* Task statement *
Omit the pictures and output exactly the lines from the start of the entries through the line containing "(0,0) rectangle (1153,775);".

* Stored data entries *
-- -- --
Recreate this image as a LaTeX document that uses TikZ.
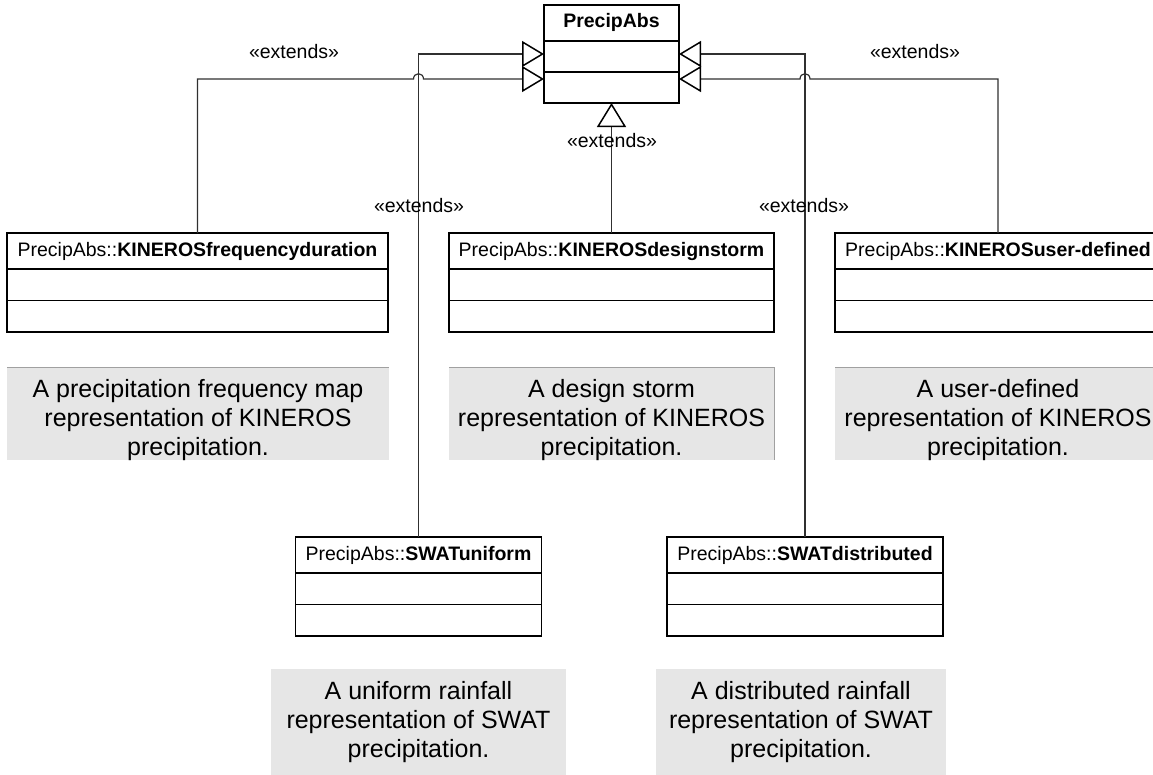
\documentclass[tikz,border=0pt]{standalone}
\usepackage{fontspec}
\setmainfont{Liberation Sans}
\usetikzlibrary{arrows.meta,calc}
\definecolor{notegray}{HTML}{E6E6E6}
\definecolor{noteline}{HTML}{A0A0A0}
\definecolor{linec}{HTML}{303030}
\newcommand{\clsfont}{\fontsize{19.5bp}{23bp}\selectfont}
\newcommand{\notefont}{\fontsize{25bp}{29bp}\selectfont}
\tikzset{
  cls/.style={draw=black, line width=1.6bp, fill=white, minimum height=36bp,
    text height=14bp, text depth=4bp, inner sep=0pt, outer sep=0pt, font=\clsfont},
  comp/.style={draw=black, line width=1.6bp, fill=white, minimum height=31.5bp,
    inner sep=0pt, outer sep=0pt, anchor=north},
  notebox/.style={fill=notegray, inner sep=0pt, outer sep=0pt},
  notetext/.style={align=center, font=\notefont, inner sep=0pt},
  noteedge/.style={draw=noteline, line width=1bp},
  gen/.style={draw=linec, line width=1.2bp,
    -{Triangle[open, length=22bp, width=26bp, fill=white, color=black, line width=1.5bp]}},
  genv/.style={draw=linec, line width=1.2bp,
    -{Triangle[open, length=24bp, width=29bp, fill=white, color=black, line width=1.5bp]}},
  lbl/.style={font=\clsfont, inner sep=0pt}
}
\begin{document}
\begin{tikzpicture}[x=1bp,y=-1bp]
\useasboundingbox (0,0) rectangle (1153,775);

% superclass
\node[cls, minimum width=135bp] (pa) at (611.5,23) {\textbf{PrecipAbs}};
\node[comp, minimum width=135bp, minimum height=31bp] (pa1) at (pa.south) {};
\node[comp, minimum width=135bp, minimum height=31bp] (pa2) at (pa1.south) {};

% subclasses
\node[cls, minimum width=381bp] (kfd) at (197.5,251) {PrecipAbs::\textbf{KINEROSfrequencyduration}};
\node[comp, minimum width=381bp] (kfd1) at (kfd.south) {};
\node[comp, minimum width=381bp] (kfd2) at (kfd1.south) {};

\node[cls, minimum width=325bp] (kds) at (611.5,251) {PrecipAbs::\textbf{KINEROSdesignstorm}};
\node[comp, minimum width=325bp] (kds1) at (kds.south) {};
\node[comp, minimum width=325bp] (kds2) at (kds1.south) {};

\node[cls, minimum width=326bp] (kud) at (998,251) {PrecipAbs::\textbf{KINEROSuser-defined}};
\node[comp, minimum width=326bp] (kud1) at (kud.south) {};
\node[comp, minimum width=326bp] (kud2) at (kud1.south) {};

\node[cls, minimum width=246bp] (swu) at (418.5,555) {PrecipAbs::\textbf{SWATuniform}};
\node[comp, minimum width=246bp] (swu1) at (swu.south) {};
\node[comp, minimum width=246bp] (swu2) at (swu1.south) {};

\node[cls, minimum width=276bp] (swd) at (805,555) {PrecipAbs::\textbf{SWATdistributed}};
\node[comp, minimum width=276bp] (swd1) at (swd.south) {};
\node[comp, minimum width=276bp] (swd2) at (swd1.south) {};

% notes
\node[notebox, minimum width=382bp, minimum height=93bp] (n1) at (198,413.5) {};
\draw[noteedge] (n1.north west) -- (n1.north east);
\node[notetext] (n1t) at (198,420) {A precipitation frequency map\\representation of KINEROS\\precipitation.};

\node[notebox, minimum width=325bp, minimum height=93bp] (n2) at (611.5,413.5) {};
\draw[noteedge] (n2.north west) -- (n2.north east) -- (n2.south east);
\node[notetext] (n2t) at (611.5,420) {A design storm\\representation of KINEROS\\precipitation.};

\node[notebox, minimum width=326bp, minimum height=93bp] (n3) at (998,413.5) {};
\draw[noteedge] (n3.north west) -- (n3.north east);
\node[notetext] (n3t) at (998,420) {A user-defined\\representation of KINEROS\\precipitation.};

\node[notebox, minimum width=295bp, minimum height=111bp] (n4) at (418.5,724.5) {};
\node[notetext] (n4t) at (418.5,722) {A uniform rainfall\\representation of SWAT\\precipitation.};

\node[notebox, minimum width=290bp, minimum height=111bp] (n5) at (801,724.5) {};
\node[notetext] (n5t) at (801,722) {A distributed rainfall\\representation of SWAT\\precipitation.};

% arrow ends on the superclass
\coordinate (aL1) at (pa.west |- 0,54);
\coordinate (aL2) at (pa.west |- 0,79);
\coordinate (aR1) at (pa.east |- 0,54);
\coordinate (aR2) at (pa.east |- 0,79);
\coordinate (hopL) at (swu.north |- aL2);
\coordinate (hopR) at (swd.north |- aR2);

% connectors
\draw[gen] (kfd.north) -- (kfd.north |- aL2) -- ($(hopL)+(-5,0)$)
  .. controls ($(hopL)+(-5,-7)$) and ($(hopL)+(5,-7)$) .. ($(hopL)+(5,0)$) -- (aL2);
\draw[gen] (swu.north) -- (swu.north |- aL1) -- (aL1);
\draw[gen] (swd.north) -- (swd.north |- aR1) -- (aR1);
\draw[gen] (kud.north) -- (kud.north |- aR2) -- ($(hopR)+(5,0)$)
  .. controls ($(hopR)+(5,-7)$) and ($(hopR)+(-5,-7)$) .. ($(hopR)+(-5,0)$) -- (aR2);
\draw[genv] (kds.north) -- (pa2.south);

% labels
\node[lbl] (e1) at (294,52) {«extends»};
\node[lbl] (e2) at (915,52) {«extends»};
\node[lbl] (e3) at (612,141) {«extends»};
\node[lbl] (e4) at (419,206) {«extends»};
\node[lbl] (e5) at (804,206) {«extends»};
\end{tikzpicture}
\end{document}
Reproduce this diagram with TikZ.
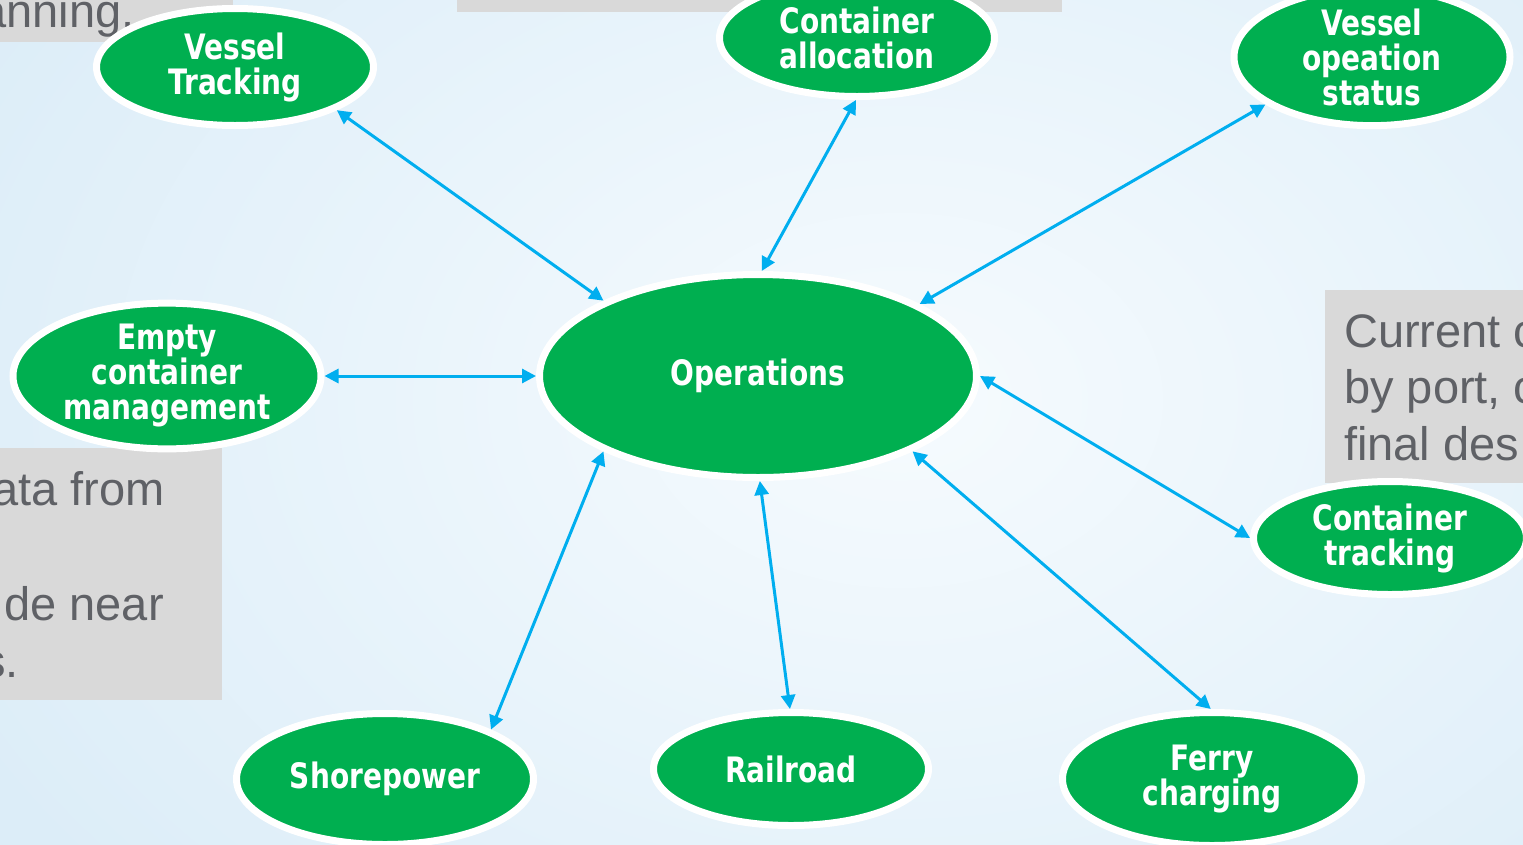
\documentclass[tikz,border=0pt]{standalone}
\usepackage{fontspec}
\setmainfont{Liberation Sans}
\newfontfamily\bubblefont[FakeStretch=0.8]{DejaVu Sans}
\usetikzlibrary{shapes.geometric,arrows.meta}
\definecolor{opgreen}{HTML}{00AF50}
\definecolor{linkblue}{HTML}{00AEEF}
\definecolor{boxgray}{HTML}{D9D9D9}
\definecolor{notegray}{HTML}{5F6166}
\definecolor{bgin}{HTML}{F6FBFE}
\definecolor{bgout}{HTML}{DCEDF8}

\begin{document}
\begin{tikzpicture}[x=1pt,y=-1pt]
    % Define styles
    \tikzset{
        bubble/.style={ellipse, fill=opgreen, draw=white, line width=7pt, text=white, inner sep=0pt, align=center, font=\bubblefont\bfseries\fontsize{35}{35}\selectfont},
        notebox/.style={fill=boxgray},
        note/.style={text=notegray, inner sep=0pt, font=\fontsize{47}{57}\selectfont},
        link/.style={<->, >={Triangle[length=14pt,width=14pt]}, draw=linkblue, line width=3pt}
    }

    % Background
    \useasboundingbox (0,0) rectangle (1523,844);
    \clip (0,0) rectangle (1523,844);
    \shade[inner color=bgin, outer color=bgout] (-150,-350) rectangle (1950,1150);

    % Note boxes
    \fill[notebox] (0,0) rectangle (233,42);
    \fill[notebox] (457,0) rectangle (1062,12);
    \fill[notebox] (0,448) rectangle (222,700);
    \fill[notebox] (1325,290) rectangle (1523,483);
    \node[note, anchor=base west] (note_top) at (-20,27) {anning.};
    \node[note, anchor=base east] (note_left_1) at (165,505) {ata from};
    \node[note, anchor=base east] (note_left_2) at (164,620) {de near};
    \node[note, anchor=base east] (note_left_3) at (19,677) {s.};
    \node[note, anchor=base west] (note_right_1) at (1344,347) {Current c};
    \node[note, anchor=base west] (note_right_2) at (1344,403) {by port, c};
    \node[note, anchor=base west] (note_right_3) at (1344,460) {final des};

    % Nodes
    \node[bubble, minimum width=277pt, minimum height=117pt] (vessel_tracking) at (235,67) {Vessel\\Tracking};
    \node[bubble, minimum width=275pt, minimum height=117pt] (container_alloc) at (857,38) {Container\\allocation};
    \node[bubble, minimum width=276pt, minimum height=118pt] (vessel_status) at (1372,57) {Vessel\\opeation\\status};
    \node[bubble, minimum width=308pt, minimum height=144pt] (empty_mgmt) at (167,376) {Empty\\container\\management};
    \node[bubble, minimum width=437pt, minimum height=203pt] (operations) at (758,376) {Operations};
    \node[bubble, minimum width=273pt, minimum height=113pt] (container_tracking) at (1390,538) {Container\\tracking};
    \node[bubble, minimum width=297pt, minimum height=131pt] (shorepower) at (385,779) {Shorepower};
    \node[bubble, minimum width=275pt, minimum height=113pt] (railroad) at (791,769) {Railroad};
    \node[bubble, minimum width=299pt, minimum height=133pt] (ferry) at (1212,779) {Ferry\\charging};

    % Arrows
    \draw[link] (vessel_tracking.-23) -- (operations.154);
    \draw[link] (container_alloc.-91) -- (operations.88);
    \draw[link] (vessel_status.-156) -- (operations.24);
    \draw[link] (empty_mgmt.0) -- (operations.180);
    \draw[link] (operations.0) -- (container_tracking.180);
    \draw[link] (operations.206) -- (shorepower.25);
    \draw[link] (operations.-89) -- (railroad.91);
    \draw[link] (operations.-26) -- (ferry.91);
\end{tikzpicture}
\end{document}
-- -- --
* Written solution *
Recreate this image as a LaTeX document that uses TikZ.
\documentclass[tikz,border=0pt]{standalone}
\usepackage{fontspec}
\setmainfont{Liberation Sans}
\usetikzlibrary{arrows.meta,calc}
\definecolor{notegray}{HTML}{E6E6E6}
\definecolor{noteline}{HTML}{A0A0A0}
\definecolor{linec}{HTML}{303030}
\newcommand{\clsfont}{\fontsize{19.5bp}{23bp}\selectfont}
\newcommand{\notefont}{\fontsize{25bp}{29bp}\selectfont}
\tikzset{
  cls/.style={draw=black, line width=1.6bp, fill=white, minimum height=36bp,
    text height=14bp, text depth=4bp, inner sep=0pt, outer sep=0pt, font=\clsfont},
  comp/.style={draw=black, line width=1.6bp, fill=white, minimum height=31.5bp,
    inner sep=0pt, outer sep=0pt, anchor=north},
  notebox/.style={fill=notegray, inner sep=0pt, outer sep=0pt},
  notetext/.style={align=center, font=\notefont, inner sep=0pt},
  noteedge/.style={draw=noteline, line width=1bp},
  gen/.style={draw=linec, line width=1.2bp,
    -{Triangle[open, length=22bp, width=26bp, fill=white, color=black, line width=1.5bp]}},
  genv/.style={draw=linec, line width=1.2bp,
    -{Triangle[open, length=24bp, width=29bp, fill=white, color=black, line width=1.5bp]}},
  lbl/.style={font=\clsfont, inner sep=0pt}
}
\begin{document}
\begin{tikzpicture}[x=1bp,y=-1bp]
\useasboundingbox (0,0) rectangle (1153,775);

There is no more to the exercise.